Detection of iron emission lines and a temperature inversion on the dayside of the ultra-hot Jupiter KELT-20b

TL;DR

This study uses high-resolution emission spectroscopy to detect iron emission lines on KELT-20b, revealing a strong temperature inversion on its dayside, and demonstrates the effectiveness of combining spectroscopic and photometric data for atmospheric characterization.

Contribution

It presents the first detection of atomic Fe emission lines indicating a temperature inversion on an ultra-hot Jupiter's dayside, and showcases a joint retrieval method combining high-res spectroscopy and eclipse data.

Findings

Detected Fe emission lines indicating a temperature inversion.

Measured a temperature of approximately 4900 K at the inversion layer.

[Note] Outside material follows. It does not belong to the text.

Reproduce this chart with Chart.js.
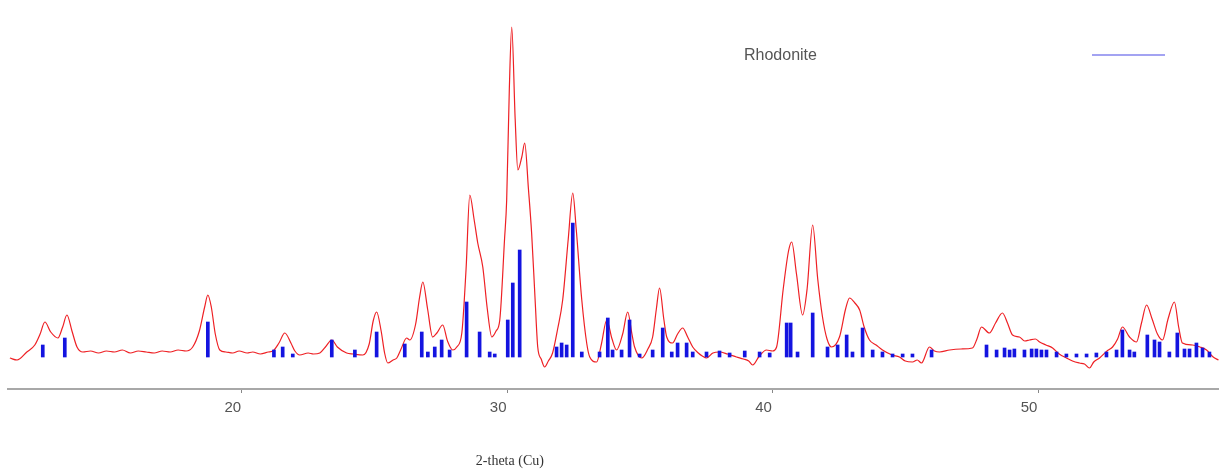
<!DOCTYPE html>
<html>
<head>
<meta charset="utf-8">
<script src="https://cdn.jsdelivr.net/npm/chart.js@4"></script>
<style>
  html, body { margin: 0; padding: 0; background: #fff; }
  #wrap { width: 1219px; height: 469px; }
</style>
</head>
<body>
<div id="wrap"><canvas id="xrd"></canvas></div>
<script>
// observed pattern: 2-theta (deg) and counts
var twoTheta = [11.26, 11.53, 11.9, 12.2, 12.4, 12.58, 12.8, 13.07, 13.25, 13.41, 13.6, 13.79, 14.01,
  14.3, 14.6, 14.9, 15.2, 15.5, 15.8, 16.1, 16.4, 16.7, 17.0, 17.3, 17.6, 17.9, 18.15, 18.4, 18.6,
  18.72, 18.85, 19.0, 19.17, 19.4, 19.66, 19.9, 20.2, 20.41, 20.7, 21.0, 21.17, 21.4, 21.62, 21.85,
  22.0, 22.18, 22.5, 22.7, 22.94, 23.15, 23.39, 23.6, 23.95, 24.2, 24.56, 24.8, 24.95, 25.08, 25.25,
  25.38, 25.5, 25.7, 25.84, 26.0, 26.21, 26.33, 26.55, 26.7, 26.82, 27.0, 27.19, 27.35, 27.57, 27.75,
  27.95, 28.1, 28.29, 28.45, 28.59, 28.75, 28.89, 29.08, 29.25, 29.42, 29.58, 29.72, 29.9, 29.98,
  30.08, 30.17, 30.3, 30.4, 30.55, 30.66, 30.8, 30.92, 31.05, 31.15, 31.28, 31.41, 31.55, 31.71,
  31.9, 32.09, 32.3, 32.47, 32.6, 32.81, 33.0, 33.11, 33.37, 33.55, 33.75, 33.95, 34.12, 34.35, 34.54,
  34.7, 34.8, 35.07, 35.3, 35.48, 35.62, 35.74, 35.9, 36.01, 36.23, 36.42, 36.61, 36.8, 36.99, 37.2,
  37.35, 37.51, 37.75, 38.0, 38.3, 38.64, 38.9, 39.1, 39.25, 39.5, 39.77, 40.0, 40.15, 40.4, 40.6,
  40.72, 40.9, 41.13, 41.3, 41.51, 41.7, 41.88, 42.05, 42.22, 42.52, 42.75, 42.9, 43.1, 43.28, 43.45,
  43.65, 43.9, 44.14, 44.5, 44.78, 45.0, 45.27, 45.45, 45.61, 45.91, 46.1, 46.29, 46.67, 47.1, 47.53,
  47.7, 47.87, 48.17, 48.4, 48.66, 48.85, 49.04, 49.3, 49.5, 49.68, 49.9, 50.06, 50.3, 50.55, 50.8,
  51.07, 51.3, 51.56, 51.75, 51.94, 52.1, 52.32, 52.6, 52.81, 53.0, 53.18, 53.45, 53.71, 53.9, 54.09,
  54.3, 54.5, 54.69, 54.9, 55.14, 55.3, 55.44, 55.82, 56.1, 56.35, 56.6, 56.8];
var counts = [31, 29, 37, 44, 55, 67, 57, 51, 62, 74, 58, 42, 37,
  38, 36, 38, 37, 39, 36, 38, 37, 36, 38, 37, 39, 38, 42, 58, 82,
  94, 82, 55, 39, 37, 36, 38, 36, 37, 35, 37, 38, 46, 56, 46,
  38, 34, 36, 35, 36, 42, 49, 42, 36, 35, 34, 45, 68, 77, 58,
  36, 26, 29, 31, 40, 51, 49, 65, 92, 107, 80, 52, 56, 64, 48,
  39, 42, 56, 120, 194, 170, 146, 122, 80, 52, 58, 69, 150, 189,
  300, 362, 270, 219, 232, 246, 200, 156, 90, 42, 30, 22, 28, 36,
  60, 89, 150, 196, 160, 89, 45, 32, 27, 45, 69, 50, 39, 55, 77,
  55, 42, 31, 40, 52, 80, 101, 70, 52, 46, 55, 61, 52, 42, 36,
  33, 31, 36, 37, 35, 32, 30, 28, 24, 33, 39, 38, 42, 100, 138,
  147, 115, 74, 100, 164, 110, 72, 50, 42, 52, 80, 91, 86, 79, 62,
  49, 44, 39, 34, 32, 28, 27, 29, 26, 42, 38, 37, 39, 40, 41,
  50, 62, 56, 66, 76, 66, 54, 52, 48, 49, 50, 47, 44, 41, 35,
  31, 28, 26, 25, 21, 27, 31, 38, 42, 50, 62, 52, 47, 66, 84,
  70, 55, 49, 70, 87, 62, 46, 44, 42, 39, 32, 29];

// Rhodonite reference sticks
var stickBase = 32;
var stickPos = [12.5, 13.33, 18.72, 21.21, 21.54, 21.92, 23.39, 24.26, 25.08, 26.14, 26.78, 27.01,
  27.27, 27.53, 27.83, 28.47, 28.96, 29.34, 29.53, 30.02, 30.21, 30.47, 31.86, 32.05, 32.24, 32.47,
  32.81, 33.48, 33.79, 33.97, 34.31, 34.61, 34.99, 35.48, 35.86, 36.2, 36.42, 36.76, 36.99, 37.51,
  38.0, 38.38, 38.95, 39.51, 39.89, 40.53, 40.68, 40.94, 41.51, 42.07, 42.45, 42.79, 43.01, 43.39,
  43.77, 44.14, 44.52, 44.9, 45.27, 45.99, 48.06, 48.44, 48.74, 48.93, 49.11, 49.49, 49.76, 49.94,
  50.13, 50.32, 50.7, 51.07, 51.45, 51.83, 52.2, 52.58, 52.96, 53.18, 53.45, 53.63, 54.12, 54.39,
  54.58, 54.95, 55.25, 55.52, 55.71, 55.97, 56.2, 56.46];
var stickTop = [44, 51, 67, 39, 42, 35, 49, 39, 57, 45, 57, 37,
  42, 49, 39, 87, 57, 37, 35, 69, 106, 139, 42, 46, 44, 166,
  37, 37, 71, 39, 39, 69, 35, 39, 61, 37, 46, 46, 37, 37,
  38, 36, 38, 37, 36, 66, 66, 37, 76, 42, 44, 54, 37, 61,
  39, 37, 35, 35, 35, 39, 44, 39, 41, 39, 40, 39, 40, 40,
  39, 39, 37, 35, 35, 35, 36, 37, 39, 59, 39, 37, 54, 49,
  47, 37, 56, 40, 40, 46, 41, 37];

var xTickValues = [20, 30, 40, 50];
var xTitle = '2-theta (Cu)';

var overlay = {
  id: 'overlay',
  afterDraw: function(chart) {
    var ctx = chart.ctx;
    var x = chart.scales.x;
    ctx.save();
    // legend
    ctx.font = '16px "Liberation Sans", Arial, sans-serif';
    ctx.fillStyle = '#555';
    ctx.textBaseline = 'middle';
    ctx.textAlign = 'left';
    ctx.fillText(chart.data.datasets[1].label, 744, 56);
    ctx.strokeStyle = '#8585ee';
    ctx.lineWidth = 1.5;
    ctx.beginPath();
    ctx.moveTo(1092, 55);
    ctx.lineTo(1165, 55);
    ctx.stroke();
    // axis title
    ctx.font = '14px "Liberation Serif", serif';
    ctx.fillStyle = '#333';
    ctx.textAlign = 'center';
    ctx.fillText(xTitle, x.getPixelForValue(30.1), 461);
    ctx.restore();
  }
};

new Chart(document.getElementById('xrd'), {
  type: 'line',
  data: {
    datasets: [{
      type: 'line',
      label: 'Observed',
      data: twoTheta.map(function(t, i) { return { x: t, y: counts[i] }; }),
      borderColor: 'rgb(238,32,36)',
      borderWidth: 1.2,
      pointRadius: 0,
      cubicInterpolationMode: 'monotone',
      order: 2
    }, {
      type: 'bar',
      label: 'Rhodonite',
      data: stickPos.map(function(t, i) { return { x: t, y: [stickBase, stickTop[i]] }; }),
      backgroundColor: '#1414e0',
      barThickness: 3,
      grouped: false,
      order: 1
    }]
  },
  options: {
    responsive: true,
    maintainAspectRatio: false,
    animation: false,
    layout: { padding: { left: 8, right: 0, top: 0, bottom: 0 } },
    plugins: { legend: { display: false }, tooltip: { enabled: false } },
    scales: {
      x: {
        type: 'linear',
        min: 11.19,
        max: 56.82,
        offset: false,
        afterBuildTicks: function(scale) {
          scale.ticks = xTickValues.map(function(v) { return { value: v }; });
        },
        afterFit: function(scale) { scale.height = 80; },
        grid: { offset: false, drawOnChartArea: false, color: '#888', tickLength: 4 },
        border: { display: true, color: '#a8a8a8', width: 2 },
        ticks: {
          color: '#555',
          padding: 6,
          labelOffset: -9,
          maxRotation: 0,
          font: { family: '"Liberation Sans", Arial, sans-serif', size: 15 }
        }
      },
      y: {
        display: false,
        min: 0,
        max: 389
      }
    }
  },
  plugins: [overlay]
});
</script>
</body>
</html>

Confirmed the presence of a strong temperature inversion consistent with models.

Abstract

Ultra-hot Jupiters (UHJs) are gas giants with very high equilibrium temperatures. In recent years, multiple chemical species, including various atoms and ions, have been discovered in their atmospheres. Most of these observations have been performed with transmission spectroscopy, although UHJs are also ideal targets for emission spectroscopy due to their strong thermal radiation. We present high-resolution thermal emission spectroscopy of the transiting UHJ KELT-20b/MASCARA-2b. The observation was performed with the CARMENES spectrograph at orbital phases before and after the secondary eclipse. We detected atomic Fe using the cross-correlation technique. The detected Fe lines are in emission, which unambiguously indicates a temperature inversion on the dayside hemisphere. We furthermore retrieved the temperature structure with the detected Fe lines. The result shows that the atmosphere has a strong temperature inversion with a temperature of $4900\pm{700}$ K and a pressure of $10^{-4.8_{-1.1}^{+1.0}}$ bar at the upper layer of the inversion. A joint retrieval of the CARMENES data and the TESS secondary eclipse data returns a temperature of $2550_{-250}^{+150}$ K and a pressure of $10^{-1.5_{-0.6}^{+0.7}}$ bar at the lower layer of the temperature inversion. The detection of such a strong temperature inversion is consistent with theoretical simulations that predict an inversion layer on the dayside of UHJs. The joint retrieval of the CARMENES and TESS data demonstrates the power of combing high-resolution emission spectroscopy with secondary eclipse photometry in characterizing atmospheric temperature structures.